New York, U.S. | Xinhua | U.S. cryptocurrency lender BlockFi Inc. may allow its clients to withdraw their assets soon according to the first hearing on Tuesday, one day after its announcement of voluntary bankruptcy.
A motion could be filed quickly to allow BlockFi’s customers to withdraw from their personal wallets, according to Joshua Sussberg, a Kirkland & Ellis lawyer representing BlockFi.
“We want to make sure we get people back as much of their value as quick as we can,” Sussberg said.
BlockFi has strong regulatory oversight, corporate controls and risk management, according to Sussberg.

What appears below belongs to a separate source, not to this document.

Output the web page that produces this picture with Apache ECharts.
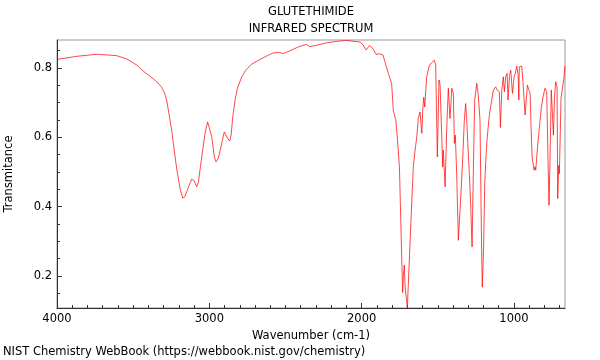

BlockFi and eight of its affiliates on Monday commenced voluntary cases under Chapter 11 of the U.S. Bankruptcy Code in the United States Bankruptcy Court for the District of New Jersey to stabilize its business and to consummate a comprehensive restructuring transaction that maximizes value for all clients and other stakeholders, announced BlockFi on Monday.
BlockFi suspended client withdrawals on Nov. 11 following the bankruptcy of cryptocurrency derivatives exchange FTX.com and its affiliates on the same day.
The crypto lender said it would focus on recovering all obligations owed to it by its counterparties, including FTX and associated corporate entities.
BlockFi provided 671 million U.S. dollars of loans to FTX’s trading arm Alameda Research Limited and has 355 million U.S. dollars worth of digital assets frozen on the FTX platform, according to Sussberg.
BlockFi has more than 100,000 creditors with estimated assets and liabilities of between 1 billion U.S. dollars and 10 billion U.S. dollars, according to BlockFi.
Based in Jersey City, New Jersey, BlockFi was created in 2017 to provide credit services to markets with limited access to simple financial products.